During last year’s December reunion at my old boss’ and professor’s place he recommended a little novel to me. Some detective fiction where the protagonist is an economist who solves the crime using economic principles. He got the book himself as a gift and obviously liked it. I bought the first book of the trilogy and got the two other ones as a gift myself for my birthday.
Murder at the Margin written by Marshall Jevons, an alias for the two economists William Breit and Kenneth G. Elizinga, can and indeed did already serve as complementary reading to courses in the principles of economics. The novel is written in the tradition of Agatha Christie’s Miss Marple or Hercule Poirot: A crime, some obvious but innocent suspects, some nice reasoning, here based on economic principles, and finally the unveiling of the killer.
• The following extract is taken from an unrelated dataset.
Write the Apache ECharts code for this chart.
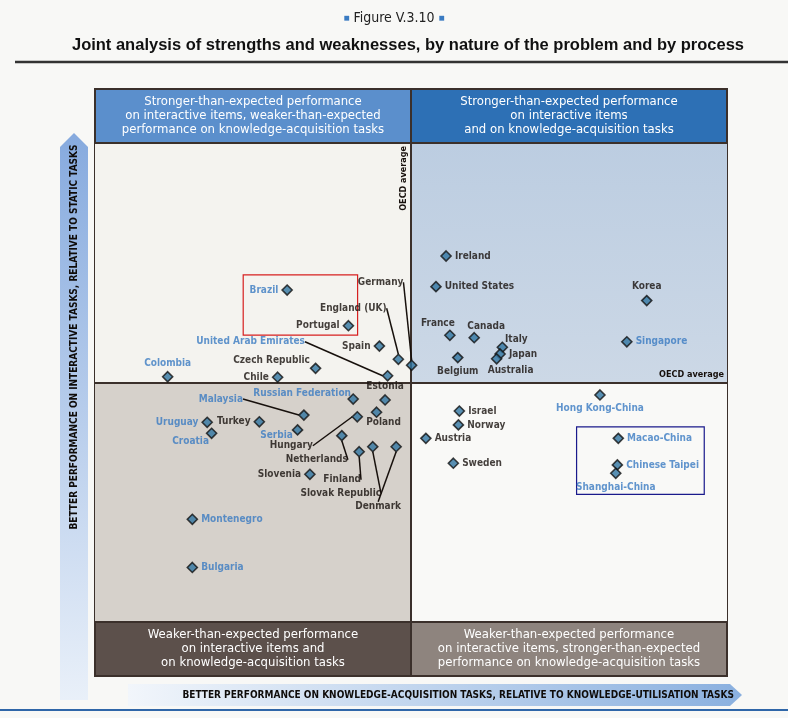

It’s a brief novel (just about 200 pages), it’s slowly paced and violence is only experienced indirectly. There is no gore, there is no blood. Yet, there are murder victims and therefore a crime to solve. And since I liked those Miss Marple movies (Yes, the movies. The Dame Margaret Rutherford movies. I have not gotten to read any of Agatha Christie’s novels so far.) I liked this novel.
I really enjoyed it. And I believe first year economics students might enjoy this book as well. It certainly is not as dry as many textbooks and still can teach a few economic principles to the reader.